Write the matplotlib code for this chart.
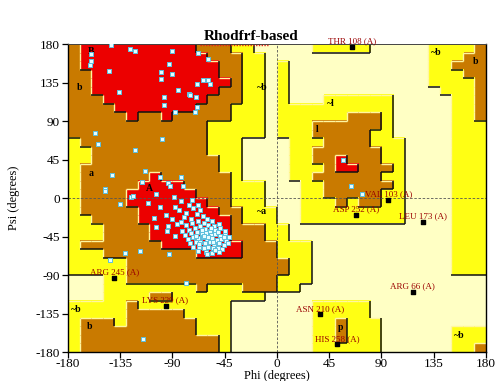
import sys
import matplotlib
matplotlib.use("Agg")
import matplotlib.pyplot as plt
import numpy as np
from matplotlib.colors import ListedColormap
from matplotlib.collections import LineCollection
from matplotlib.lines import Line2D

plt.rcParams['font.family'] = ['Liberation Serif', 'DejaVu Serif']
plt.rcParams['axes.unicode_minus'] = False

# Region map: 10-degree cells, rows from psi=180 (top) to psi=-180, columns phi=-180..180
# '.' disallowed, 'y' generously allowed, 'b' additionally allowed, 'r' most favoured
REGION_ROWS = [
    "brrrrrrrrrrbbbyy.....yyyyy.....yyyyb",
    "brrrrrrrrrrrbbbyy..............yyybb",
    "brrrrrrrrrrrrbbyy.y............yybbb",
    "bbrrrrrrrrrrrbbyy.y............yyybb",
    "bbrrrrrrrrrrrrbyy.y............yyyyb",
    "bbrrrrrrrrrrrbbyy.y.............yyyb",
    "bbbrrrrrrrrrbbbyy.y...yyyyyy.....yyb",
    "bbbbrrrrrrrbbbyyy.yyyyyyyyyy.....yyb",
    "bbbbbrbbrbbbbbyyy.yyyyyybbby.....yyb",
    "bbbbbbbbbbbbyyyyy.yyybbbbbby.....yyy",
    "bbbbbbbbbbbbyyyyy.yyybbbbbyy.....yyy",
    "ybbbbbbbbbbbyyy....yyybbbbyyy....yyy",
    "yybbbbbbbbbbyyy....yybbbbbbyy....yyy",
    "yybbbbbbbbbbbyy....yybbrbbbyy....yyy",
    "ybbbbbbbbbbbbyy....yyybrrbbby....yyy",
    "ybbbbbbrbbbbbby....yybbbbbbyy....yyy",
    "ybbbbbrrrrbbbbyyy...yybbbbbby....yyy",
    "ybbbbrrrrrrbbbyyy...yybbbbbyy....yyy",
    "ybbbbrrrrrrrbbyyy...yyybybbyy....yyy",
    "ybbbbbrrrrrrrbbyyy..yyyyyyyyy....yyy",
    "yybbbbrrrrrrrrbyyy..yyyyyyyyy....yyy",
    "yyybbbbrrrrrrrbbbyy..............yyy",
    "yyybbbbrrrrrrrbbbyy..............yyy",
    "ybbbbbbbrrrrrrrbbbyyy............yyy",
    "yyybbbbbbbbrrrrbbbyyy............yyy",
    "yyyyybbbbbbbbbbbbbbyy............yyy",
    "yyyyybbbbbbbbbbbbbbyy............yyy",
    "...yybbbbbbbbbbbbbyyy...............",
    "...yyyyyyyybyyybbbyy................",
    "...yyyybbyyyyyyyy...................",
    "yyyyybyyyyyyyy.......yyyyy..........",
    "yyyyybbbbbyyyy.......yyyyy..........",
    "ybbbybbbbbbyyy.......yybyyy.........",
    "ybbbbbbbbbbyyy.......yybyyy......yyy",
    "ybbbbbbbbbbbby.......yybyyy......yyy",
    "ybbbbbbbbbbbby.......yyyyyy......yyb",
]
LEVEL = {'.': 0, 'y': 1, 'b': 2, 'r': 3}
REGION_COLORS = ['#FFFFC4', '#FFFF14', '#C97A00', '#EC0000']

# residues in favoured / allowed regions (phi, psi)
core_phi = [-143, -127, -122, -90, -68, -59, -160, -160, -161, -93, -145, -100, -90, -100, -64, -59, -58, -69,
            -136, -85, -76, -75, -70, -97, -97, -69, -71, -88,
            -157, -154, -99, -122, -142, -114, -116, -101, -83, -94, -92, -81, -148,
            -148, -135, -126, -124, -111, -104, -101, -89, -96, -106, -83, -73, -68, -66, -78, -83, -94, -104, -95,
            -131, -144, -118, -93, -78, -115,
            57, 64, 73,
            -88, -84, -76, -72, -80, -74, -69, -64, -60, -56, -90, -86, -78, -73, -68, -63, -59, -54, -50,
            -82, -76, -71, -66, -62, -58, -53, -49, -45, -88, -79, -74, -69, -65, -61, -57, -53, -49, -45, -41,
            -77, -72, -68, -64, -60, -56, -52, -48, -44, -75, -70, -66, -62, -58, -54, -50, -46, -42,
            -72, -67, -63, -59, -55, -51, -47, -68, -61, -56, -50, -65, -55, -63, -51, -70, -59, -67, -57, -46, -53, -60]
core_psi = [179, 174, 172, 172, 170, 162, 168, 160, 155, 157, 149, 147, 145, 139, 138, 138, 133, 133,
            124, 126, 122, 120, 118, 118, 109, 106, 100, 101,
            76, 63, 69, 56, 27, 31, 19, 24, 25, 17, 14, 14, 11,
            8, -7, 1, 2, -6, 5, -10, 1, -20, -23, -4, -2, -8, -14, -18, -28, -33, -34, -39,
            -64, -73, -62, -66, -99, -165,
            45, 14, 5,
            -10, -14, -8, -12, -22, -24, -19, -21, -24, -27, -24, -30, -32, -29, -27, -29, -31, -33, -30,
            -38, -37, -35, -33, -36, -38, -37, -35, -38, -44, -43, -41, -40, -42, -41, -43, -42, -44, -43, -46,
            -48, -46, -47, -46, -48, -47, -49, -48, -50, -53, -52, -51, -53, -52, -54, -53, -55, -53,
            -57, -57, -58, -57, -59, -58, -60, -62, -63, -64, -63, -37, -51, -44, -40, -44, -45, -54, -35, -46, -61, -66]

# residues in generously allowed / disallowed regions
out_names = ["THR 108 (A)", "VAL 103 (A)", "ASP 252 (A)", "LEU 173 (A)", "ARG 66 (A)",
             "ASN 210 (A)", "HIS 258 (A)", "ARG 245 (A)", "LYS 229 (A)"]
out_phi = [65, 96, 68, 126, 117, 37, 52, -140, -96]
out_psi = [177, -2, -20, -28, -110, -136, -171, -93, -126]

# region labels
reg_text = ["B", "b", "a", "A", "l", "~l", "~b", "~b", "b", "~b", "b", "~b", "~a", "p"]
reg_phi = [-160, -170, -160, -110, 35, 46, -13, 137, 171, -173, -161, 157, -13, 55]
reg_psi = [171, 129, 29, 11, 80, 110, 129, 170, 159, -130, -150, -161, -16, -151]

ticks = [-180, -135, -90, -45, 0, 45, 90, 135, 180]

fig = plt.figure(figsize=(4.98, 3.81), dpi=100)
ax = fig.add_axes([0.1365, 0.0761, 0.8394, 0.8084])

rows = []
for row in REGION_ROWS:
    if len(row) != 36:
        print("bad row length", len(row), row, file=sys.stderr)
    row = (row + "." * 36)[:36]
    rows.append([LEVEL[ch] for ch in row])
grid = np.array(rows)
nr, nc = grid.shape

ax.imshow(grid, cmap=ListedColormap(REGION_COLORS), vmin=-0.5, vmax=3.5,
          extent=[-180, 180, -180, 180], origin='upper', interpolation='nearest',
          aspect='auto', zorder=0)

# shaded borders: dark on right / bottom edge of higher region, light on left / top
dark, light = [], []
cw = 360.0 / nc
rh = 360.0 / nr
for r in range(nr):
    for c in range(nc):
        x0 = -180 + c * cw
        y1 = 180 - r * rh
        y0 = y1 - rh
        if c < nc - 1 and grid[r, c] != grid[r, c + 1]:
            seg = [(x0 + cw, y0), (x0 + cw, y1)]
            (dark if grid[r, c] > grid[r, c + 1] else light).append(seg)
        if r < nr - 1 and grid[r, c] != grid[r + 1, c]:
            seg = [(x0, y0), (x0 + cw, y0)]
            (dark if grid[r, c] > grid[r + 1, c] else light).append(seg)
ax.add_collection(LineCollection(light, colors='#FFF6A0', linewidths=1.0, zorder=1))
ax.add_collection(LineCollection(dark, colors='#111111', linewidths=1.1, zorder=1))

ax.axhline(0, color='#555555', lw=0.6, ls=(0, (3, 2)), zorder=2)
ax.axvline(0, color='#555555', lw=0.6, ls=(0, (3, 2)), zorder=2)

for t, x, y in zip(reg_text, reg_phi, reg_psi):
    ax.text(x, y, t, fontsize=7, fontweight='bold', color='black',
            ha='center', va='center', zorder=3)

ax.scatter(core_phi, core_psi, marker='s', s=9, facecolor='#E8FCFF',
           edgecolor='#5CC0DE', linewidths=0.7, zorder=5)
ax.scatter(out_phi, out_psi, marker='s', s=10, c='black', zorder=6)
for n, x, y in zip(out_names, out_phi, out_psi):
    ax.text(x, y + 6.5, n, fontsize=6.5, color='#9A0000', ha='center',
            va='center', zorder=7, clip_on=False)

ax.set_xlim(-180, 180)
ax.set_ylim(-180, 180)
ax.set_xticks(ticks)
ax.set_yticks(ticks)
ax.set_xticklabels([str(t) for t in ticks])
ax.set_yticklabels([str(t) for t in ticks])
ax.tick_params(direction='out', length=4, width=0.9, labelsize=9.5)
ax.tick_params(axis='x', pad=0.5)
ax.tick_params(axis='y', pad=2)
for s in ['left', 'bottom', 'right']:
    ax.spines[s].set_color('black')
    ax.spines[s].set_linewidth(1.0)
ax.spines['top'].set_color('#444444')
ax.spines['top'].set_linewidth(0.7)
ax.set_xlabel("Phi (degrees)", fontsize=9, va='top')
ax.set_ylabel("Psi (degrees)", fontsize=9)
ax.xaxis.set_label_coords(0.5, -0.057)
ax.yaxis.set_label_coords(-0.115, 0.5)

fig.text(0.505, 0.905, "Rhodfrf-based", fontsize=11, fontweight='bold',
         ha='center', va='center')
fig.add_artist(Line2D([0.402, 0.538], [0.882, 0.882], transform=fig.transFigure,
                      color='#E02020', lw=1.0, ls=(0, (1, 1))))

fig.savefig("out.png", dpi=100)
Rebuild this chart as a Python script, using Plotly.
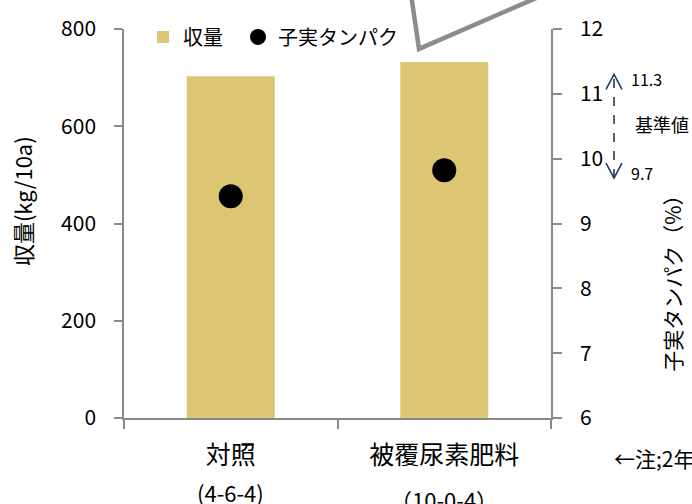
import plotly.graph_objects as go

# ---- data ----
categories = ["対照", "被覆尿素肥料"]
formulas = ["(4-6-4)", "（10-0-4）"]
yield_kg = [703, 732]
protein_pct = [9.42, 9.82]
standard_low = 9.7
standard_high = 11.3
y1_ticks = [0, 200, 400, 600, 800]
y2_ticks = [6, 7, 8, 9, 10, 11, 12]

FONT = "Noto Sans CJK JP"
AX = "#898989"
GOLD = "#DCC673"
NAVY = "#1F3A60"

# plot area geometry (pixels)
L, R, T, B = 124, 551, 27, 418
W, H = 692, 504


def px(xp, yp):
    return (xp - L) / (R - L), (B - yp) / (B - T)


fig = go.Figure()
fig.add_trace(go.Bar(
    x=categories, y=yield_kg, name="収量\u2002",
    marker=dict(color=GOLD, line=dict(width=0)),
    yaxis="y",
))
fig.add_trace(go.Scatter(
    x=categories, y=protein_pct, name="子実タンパク", mode="markers",
    marker=dict(color="black", size=24, symbol="circle"),
    yaxis="y2",
))

shapes = []
# callout line (decoration, partially off-canvas)
p1 = px(411, -8)
p2 = px(419, 47)
p3 = px(545, -8)
shapes.append(dict(
    type="path", xref="paper", yref="paper",
    path=f"M{p1[0]},{p1[1]} L{p2[0]},{p2[1]} L{p3[0]},{p3[1]}",
    line=dict(color="#8C8C8C", width=4.5),
))
# dashed reference range arrow
ax_x = px(614, 0)[0]
shapes.append(dict(
    type="line", xref="paper", yref="y2",
    x0=ax_x, x1=ax_x, y0=standard_low, y1=standard_high,
    line=dict(color=NAVY, width=1.6, dash="dash"),
))
shapes.append(dict(
    type="path", xref="paper", yref="y2",
    xsizemode="pixel", ysizemode="pixel",
    xanchor=ax_x, yanchor=standard_high,
    path="M-8,-15 L0,0 L8,-15",
    line=dict(color=NAVY, width=1.6),
))
shapes.append(dict(
    type="path", xref="paper", yref="y2",
    xsizemode="pixel", ysizemode="pixel",
    xanchor=ax_x, yanchor=standard_low,
    path="M-8,15 L0,0 L8,15",
    line=dict(color=NAVY, width=1.6),
))

annotations = []
tx = px(629, 0)[0]
annotations.append(dict(x=tx, y=standard_high, xref="paper", yref="y2",
                        text=f"{standard_high}", showarrow=False,
                        xanchor="left", yanchor="middle", yshift=-5,
                        font=dict(size=16, color="#000", family=FONT)))
annotations.append(dict(x=tx, y=standard_low, xref="paper", yref="y2",
                        text=f"{standard_low}", showarrow=False,
                        xanchor="left", yanchor="middle", yshift=5,
                        font=dict(size=16, color="#000", family=FONT)))
annotations.append(dict(x=px(633, 0)[0], y=(standard_low + standard_high) / 2,
                        xref="paper", yref="y2",
                        text="基準値", showarrow=False,
                        xanchor="left", yanchor="middle", yshift=2,
                        font=dict(size=18, color="#000", family=FONT)))
# formula lines under category labels
for cat, f, yy in zip(categories, formulas, [492, 499]):
    annotations.append(dict(x=cat, y=px(0, yy)[1], xref="x", yref="paper",
                            text=f, showarrow=False, xanchor="center",
                            yanchor="middle",
                            font=dict(size=22, color="#000", family=FONT)))
# axis titles
lx, ly = px(22, 200)
annotations.append(dict(x=lx, y=ly, xref="paper", yref="paper",
                        text="収量(kg/10a)", textangle=-90, showarrow=False,
                        xanchor="center", yanchor="middle",
                        font=dict(size=22, color="#000", family=FONT)))
rx, ry = px(672, 278)
annotations.append(dict(x=rx, y=ry, xref="paper", yref="paper",
                        text="子実タンパク（%）", textangle=-90, showarrow=False,
                        xanchor="center", yanchor="middle",
                        font=dict(size=21, color="#000", family=FONT)))
nx, ny = px(612, 458)
annotations.append(dict(x=nx, y=ny, xref="paper", yref="paper",
                        text="←注;2年平均", showarrow=False,
                        xanchor="left", yanchor="middle",
                        font=dict(size=21, color="#000", family=FONT)))

lgx, lgy = px(143, 35)
fig.update_layout(
    width=W, height=H,
    margin=dict(l=L, r=W - R, t=T, b=H - B, pad=0),
    paper_bgcolor="white", plot_bgcolor="white",
    font=dict(family=FONT, color="#000"),
    bargap=0.588,
    showlegend=True,
    legend=dict(orientation="h", x=lgx, y=lgy, xanchor="left", yanchor="middle",
                font=dict(size=20, family=FONT, color="#000"),
                bgcolor="rgba(0,0,0,0)", itemsizing="trace", tracegroupgap=0),
    xaxis=dict(
        type="category", range=[-0.5, 1.5],
        showline=True, linecolor=AX, linewidth=2,
        ticks="outside", ticklen=9, tickcolor=AX, tickwidth=1.5,
        tickson="boundaries",
        tickfont=dict(size=25, family=FONT, color="#000"),
        ticklabelstandoff=14,
        showgrid=False, zeroline=False,
    ),
    yaxis=dict(
        range=[0, 800], tickvals=y1_ticks,
        showline=True, linecolor=AX, linewidth=1.5,
        ticks="outside", ticklen=8, tickcolor=AX, tickwidth=1.5,
        tickfont=dict(size=21, family=FONT, color="#000"),
        ticklabelstandoff=14,
        showgrid=False, zeroline=False,
    ),
    yaxis2=dict(
        range=[6, 12], tickvals=y2_ticks, overlaying="y", side="right",
        showline=True, linecolor=AX, linewidth=1.5,
        ticks="outside", ticklen=9, tickcolor=AX, tickwidth=1.5,
        tickfont=dict(size=21, family=FONT, color="#000"),
        ticklabelstandoff=14,
        showgrid=False, zeroline=False,
    ),
    shapes=shapes,
    annotations=annotations,
)

fig.write_html("out.html")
◆ ◆ ◆
▶ [Task brief]
Look at the listing and set down only the lines from its start through the line with "plt.rcParams['axes.unicode_minus'] = False", word for word and without pictures.

▶ [Reply to the exercise]
Write the matplotlib code for this chart.
import sys
import matplotlib
matplotlib.use("Agg")
import matplotlib.pyplot as plt
import numpy as np
from matplotlib.colors import ListedColormap
from matplotlib.collections import LineCollection
from matplotlib.lines import Line2D

plt.rcParams['font.family'] = ['Liberation Serif', 'DejaVu Serif']
plt.rcParams['axes.unicode_minus'] = False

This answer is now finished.